How Thanksgiving Became a National Holiday

Sarah Hale's letter to Abraham Lincoln regarding Thanksgiving, 1863.
Sarah Hale's letter to Abraham Lincoln regarding Thanksgiving, 1863. / Abraham Lincoln Papers, Library of Congress Manuscript Division // Public Domain

Eventually, Hale realized that getting all the governors to agree to celebrate Thanksgiving on the same day, which she thought should be the last Thursday in November, might take a presidential proclamation. On September 28, 1863, she wrote to President Abraham Lincoln asking him to issue one. “You may have observed that … there has been an increasing interest felt in our land to have the Thanksgiving held on the same day, in all the States; it now needs National recognition and authoritive fixation, only, to become permanently, an American custom and institution,” she wrote [PDF].

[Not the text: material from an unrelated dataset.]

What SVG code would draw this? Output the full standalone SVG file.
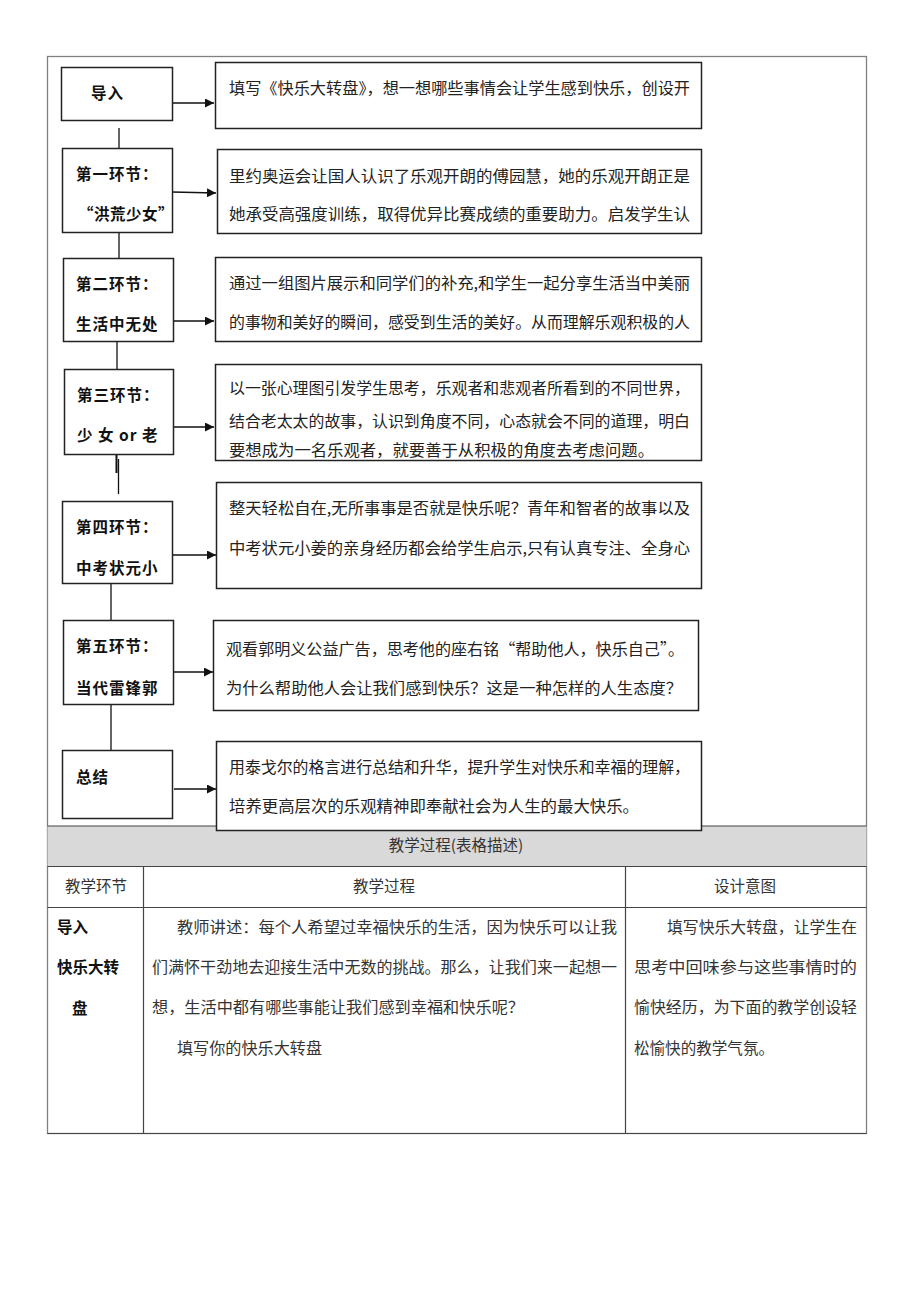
<svg xmlns="http://www.w3.org/2000/svg" width="920" height="1302" viewBox="0 0 920 1302">
<style>
.box{fill:#fff;stroke:#222;stroke-width:1.5}
.conn line{stroke:#111;stroke-width:1.3}
.t{font-family:"Noto Sans CJK SC","Liberation Serif",sans-serif;font-size:15.5px;fill:#222}
.lb{font-family:"Noto Sans CJK SC","Liberation Sans",sans-serif;font-size:15.5px;font-weight:bold;fill:#111;letter-spacing:1px}
.tb{font-family:"Noto Sans CJK SC","Liberation Sans",sans-serif;font-size:15.5px;fill:#333}
.grid{stroke:#444;stroke-width:1.2;fill:none}
</style>
<defs>
<marker id="ah" viewBox="0 0 10 10" refX="10" refY="5" markerWidth="9" markerHeight="9" markerUnits="userSpaceOnUse" orient="auto">
<path d="M0,0 L10,5 L0,10 z" fill="#111"/>
</marker>
<clipPath id="c4"><rect x="215" y="364" width="487" height="95"/></clipPath>
</defs>
<rect x="0" y="0" width="920" height="1302" fill="#fff"/>
<rect x="47.5" y="56.5" width="819" height="1077" fill="none" stroke="#808080" stroke-width="1.3"/>
<g id="table">
<rect x="47.5" y="826" width="819" height="40" fill="#d9d9d9"/>
<line class="grid" x1="47.5" y1="826" x2="866.5" y2="826"/>
<line class="grid" x1="47.5" y1="866.5" x2="866.5" y2="866.5"/>
<line class="grid" x1="47.5" y1="907.5" x2="866.5" y2="907.5"/>
<line class="grid" x1="47.5" y1="1133.5" x2="866.5" y2="1133.5"/>
<line class="grid" x1="143.5" y1="866.5" x2="143.5" y2="1133.5"/>
<line class="grid" x1="625.5" y1="866.5" x2="625.5" y2="1133.5"/>
<text class="tb" x="456" y="851" text-anchor="middle">教学过程(表格描述)</text>
<text class="tb" x="96" y="892" text-anchor="middle">教学环节</text>
<text class="tb" x="384" y="892" text-anchor="middle">教学过程</text>
<text class="tb" x="745" y="892" text-anchor="middle">设计意图</text>
<text class="lb" x="57" y="933" style="letter-spacing:0">导入</text>
<text class="lb" x="57" y="973" style="letter-spacing:0">快乐大转</text>
<text class="lb" x="72" y="1014" style="letter-spacing:0">盘</text>
<text class="tb" x="177" y="933" textLength="440" lengthAdjust="spacingAndGlyphs">教师讲述：每个人希望过幸福快乐的生活，因为快乐可以让我</text>
<text class="tb" x="152" y="973" textLength="465" lengthAdjust="spacingAndGlyphs">们满怀干劲地去迎接生活中无数的挑战。那么，让我们来一起想一</text>
<text class="tb" x="152" y="1013" textLength="372" lengthAdjust="spacingAndGlyphs">想，生活中都有哪些事能让我们感到幸福和快乐呢？</text>
<text class="tb" x="177" y="1054" textLength="145" lengthAdjust="spacingAndGlyphs">填写你的快乐大转盘</text>
<text class="tb" x="667" y="933" textLength="190" lengthAdjust="spacingAndGlyphs">填写快乐大转盘，让学生在</text>
<text class="tb" x="634" y="973" textLength="223" lengthAdjust="spacingAndGlyphs">思考中回味参与这些事情时的</text>
<text class="tb" x="634" y="1013" textLength="223" lengthAdjust="spacingAndGlyphs">愉快经历，为下面的教学创设轻</text>
<text class="tb" x="634" y="1054" textLength="140" lengthAdjust="spacingAndGlyphs">松愉快的教学气氛。</text>
</g>
<g id="connectors" class="conn">
<line x1="119" y1="128" x2="119" y2="148"/>
<line x1="119" y1="232" x2="119" y2="258"/>
<line x1="117" y1="341" x2="117" y2="369"/>
<line x1="116.5" y1="454" x2="116.5" y2="473" style="stroke-width:2"/>
<line x1="118.5" y1="459" x2="118.5" y2="494"/>
<line x1="111" y1="583" x2="111" y2="620"/>
<line x1="111" y1="704" x2="111" y2="750"/>
<line x1="172" y1="103" x2="214" y2="103" marker-end="url(#ah)"/>
<line x1="172" y1="192" x2="216" y2="193" marker-end="url(#ah)"/>
<line x1="173" y1="321" x2="214" y2="321" marker-end="url(#ah)"/>
<line x1="173" y1="427" x2="214" y2="427" marker-end="url(#ah)"/>
<line x1="172" y1="555" x2="216" y2="555" marker-end="url(#ah)"/>
<line x1="173" y1="672" x2="213" y2="672" marker-end="url(#ah)"/>
<line x1="174" y1="789" x2="216" y2="789" marker-end="url(#ah)"/>
</g>
<g id="n0"><rect class="box" x="61.5" y="67.5" width="111" height="53"/><text class="lb" x="91" y="99">导入</text></g>
<g id="n1"><rect class="box" x="62.5" y="148.5" width="110" height="84"/><text class="lb" x="76" y="180">第一环节：</text><text class="lb" x="78" y="220" style="letter-spacing:0.5px">“洪荒少女”</text></g>
<g id="n2"><rect class="box" x="63.5" y="258.5" width="110" height="83"/><text class="lb" x="76" y="290">第二环节：</text><text class="lb" x="76" y="330">生活中无处</text></g>
<g id="n3"><rect class="box" x="64.5" y="369.5" width="109" height="85"/><text class="lb" x="77" y="401">第三环节：</text><text class="lb" x="77" y="441" xml:space="preserve">少 女 or 老</text></g>
<g id="n4"><rect class="box" x="62.5" y="501.5" width="110" height="82"/><text class="lb" x="76" y="533">第四环节：</text><text class="lb" x="76" y="574">中考状元小</text></g>
<g id="n5"><rect class="box" x="63.5" y="620.5" width="110" height="84"/><text class="lb" x="76" y="652">第五环节：</text><text class="lb" x="76" y="694">当代雷锋郭</text></g>
<g id="n6"><rect class="box" x="62.5" y="750.5" width="110" height="68"/><text class="lb" x="76" y="783">总结</text></g>
<g id="r0"><rect class="box" x="215.5" y="62.5" width="486" height="66"/><text class="t" x="229" y="94" textLength="461" lengthAdjust="spacingAndGlyphs">填写《快乐大转盘》，想一想哪些事情会让学生感到快乐，创设开</text></g>
<g id="r1"><rect class="box" x="217.5" y="149.5" width="484" height="84"/><text class="t" x="229" y="182" textLength="461" lengthAdjust="spacingAndGlyphs">里约奥运会让国人认识了乐观开朗的傅园慧，她的乐观开朗正是</text><text class="t" x="229" y="220" textLength="461" lengthAdjust="spacingAndGlyphs">她承受高强度训练，取得优异比赛成绩的重要助力。启发学生认</text></g>
<g id="r2"><rect class="box" x="215.5" y="257.5" width="486" height="84"/><text class="t" x="229" y="289" textLength="461" lengthAdjust="spacingAndGlyphs">通过一组图片展示和同学们的补充,和学生一起分享生活当中美丽</text><text class="t" x="229" y="328" textLength="461" lengthAdjust="spacingAndGlyphs">的事物和美好的瞬间，感受到生活的美好。从而理解乐观积极的人</text></g>
<g id="r3"><rect class="box" x="215.5" y="364.5" width="486" height="96"/><text class="t" x="229" y="394" textLength="461" lengthAdjust="spacingAndGlyphs">以一张心理图引发学生思考，乐观者和悲观者所看到的不同世界，</text><text class="t" x="229" y="427" textLength="461" lengthAdjust="spacingAndGlyphs">结合老太太的故事，认识到角度不同，心态就会不同的道理，明白</text><text class="t" x="229" y="456" textLength="425" lengthAdjust="spacingAndGlyphs" clip-path="url(#c4)">要想成为一名乐观者，就要善于从积极的角度去考虑问题。</text></g>
<g id="r4"><rect class="box" x="216.5" y="482.5" width="485" height="106"/><text class="t" x="229" y="514" textLength="461" lengthAdjust="spacingAndGlyphs">整天轻松自在,无所事事是否就是快乐呢？青年和智者的故事以及</text><text class="t" x="229" y="554" textLength="461" lengthAdjust="spacingAndGlyphs">中考状元小姜的亲身经历都会给学生启示,只有认真专注、全身心</text></g>
<g id="r5"><rect class="box" x="213.5" y="620.5" width="485" height="90"/><text class="t" x="226" y="655" textLength="458" lengthAdjust="spacingAndGlyphs">观看郭明义公益广告，思考他的座右铭“帮助他人，快乐自己”。</text><text class="t" x="226" y="694" textLength="456" lengthAdjust="spacingAndGlyphs">为什么帮助他人会让我们感到快乐？这是一种怎样的人生态度？</text></g>
<g id="r6"><rect class="box" x="216.5" y="741.5" width="485" height="89"/><text class="t" x="229" y="773" textLength="461" lengthAdjust="spacingAndGlyphs">用泰戈尔的格言进行总结和升华，提升学生对快乐和幸福的理解，</text><text class="t" x="229" y="812" textLength="410" lengthAdjust="spacingAndGlyphs">培养更高层次的乐观精神即奉献社会为人生的最大快乐。</text></g>
</svg>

Scarcely a week later, Lincoln did issue a proclamation inviting the entire nation to observe Thanksgiving on the last Thursday in November. We don’t know if Hale’s letter caused him to take immediate action. For one, Lincoln made his declaration on October 3, the anniversary of Washington’s original Thanksgiving proclamation of 1789. Also, the Civil War had ravaged countless families throughout 1863, and it’s possible that Lincoln had already thought a year-end national day of thanks would inspire hope and resilience. The proclamation itself echoes this sentiment, asking people to “implore the interposition of the Almighty hand to heal the wounds of the nation, and to restore … peace, harmony, tranquility, and union” [PDF].

But even if Hale’s one letter didn’t directly bring about a proclamation, her lifelong crusade to promote Thanksgiving in every home definitely helped popularize the holiday. And though she died in 1879—more than 60 years before President Franklin D. Roosevelt passed a resolution to make the holiday official—her legacy as the “mother of Thanksgiving” lives on today.